I will tell my colleagues this: I have been through this process. We all have. The 112th Congress knows more about this fiscal issue than any Congress in the history of man. We have been through two dry runs. We know what the cost of each change is. We know how much it saves Congress and saves our country if we deal with these issues. One thing I wish to say is I cannot support another process that leads us to another fiscal cliff.
Again, I hope the President and Speaker Boehner will come up with a solution that puts this behind us. We all know what we need to do. What we have lacked around here is the political courage to sit down--both sides of the aisle have issues; I understand that, but we have lacked the political courage to sit down and deal with this issue. It appears to me, again, that where we may be headed is toward the end of this month rescuing the 98 percent, putting that issue over to the side, and then using the debt ceiling or the CR as that forcing moment to cause us to finally come to terms with this fiscal issue.
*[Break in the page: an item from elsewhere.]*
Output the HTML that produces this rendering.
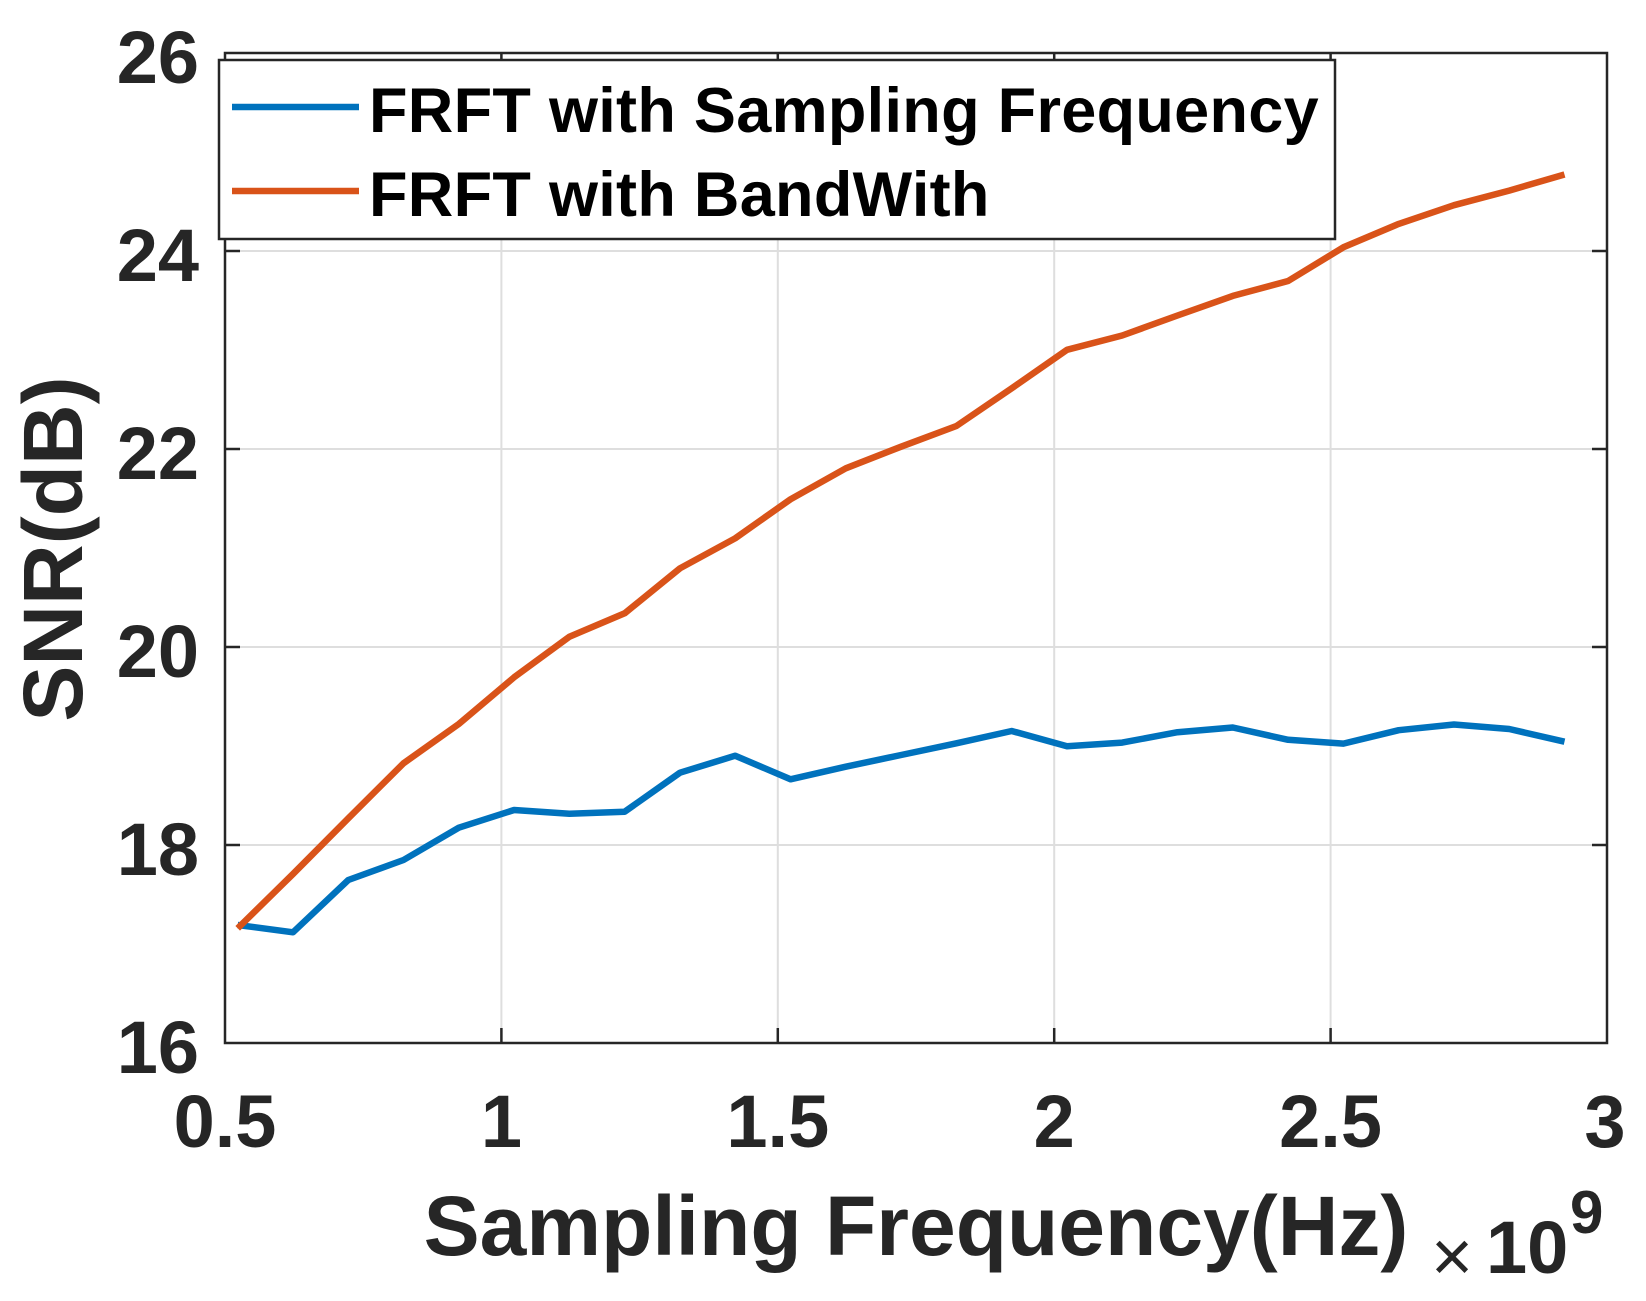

I regret we are in a place in our country where we have to have these forcing moments, but that is where I believe we are headed. I can say to everybody in here, what I cannot abide by, one Senator--since we know what all the solutions are, we know the changes that need to be made, we can sit down and go through columns on either side, including revenues and changes, to get us in a place where we need to be, but we haven't done it, and I am afraid we are heading to a place where we are going to have to have another forcing moment.
I thank the Chair and yield the floor and I note the absence of a quorum.